Step 05 · Emitting LLVM IR
llvm_emit.cpp is the longest file in this lab, ~150 lines, because it covers nine constructs (literal, variable, neg, binop, cmp, call, if, while, return) plus the module preamble. Highlights:
Memory model
We use the classic mem2reg-friendly pattern: every variable is an
alloca and every read/write goes through load/store:
%x.addr = alloca i64
store i64 0, ptr %x.addr
%t = load i64, ptr %x.addr
The frontend never has to compute SSA itself. LLVM's mem2reg pass at
-O1 and above promotes the allocas to virtual registers and inserts
phi nodes where needed.
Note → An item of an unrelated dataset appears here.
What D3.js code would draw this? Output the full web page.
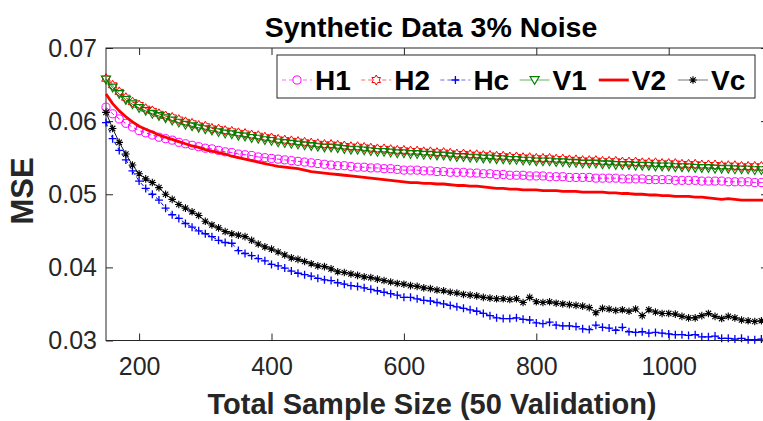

This separation of concerns (frontend
allocates, optimiser promotes) is one of the most important
architectural ideas in modern compilers.
Comparisons are i64-valued booleans
%cb = icmp slt i64 %a, %b
%v = zext i1 %cb to i64
Everything is i64, including booleans. if (...) then re-truncates
via icmp ne i64 %v, 0. Wasteful? Yes. Compatible with the rest of
the language? Also yes. A real bool type would be cheaper but
requires propagating types through every operator.
Functions
define i64 @add(i64 %arg0, i64 %arg1) {
entry:
%a.addr = alloca i64
store i64 %arg0, ptr %a.addr
%b.addr = alloca i64
store i64 %arg1, ptr %b.addr
...
ret i64 0 ; fallback if no explicit return
}
Each parameter gets spilled to an alloca of the same name. After
mem2reg these vanish. The trailing ret i64 0 guarantees every
function ends with a terminator even if the user omits return —
defensive but not wrong.
Module preamble
target triple = "arm64-apple-macosx"
@.fmt = private unnamed_addr constant [6 x i8] c"%lld\0A\00"
declare i32 @printf(ptr, ...)
The hard-coded triple is for the macOS-on-ARM workstation this lab
was developed on. A portable driver would either: (a) drop the triple
and let llc pick the host default, or (b) call llvm::sys::getDefaultTargetTriple()
via the LLVM-as-a-library route. We chose explicit because it
documents the assumed target.
What we don't do
- SSA construction (mem2reg handles it).
- Register allocation (LLVM backend).
- Instruction selection (LLVM backend).
- Linking object files (clang invokes
ld).
We're orchestrating, not reinventing. That's what "use LLVM" buys you.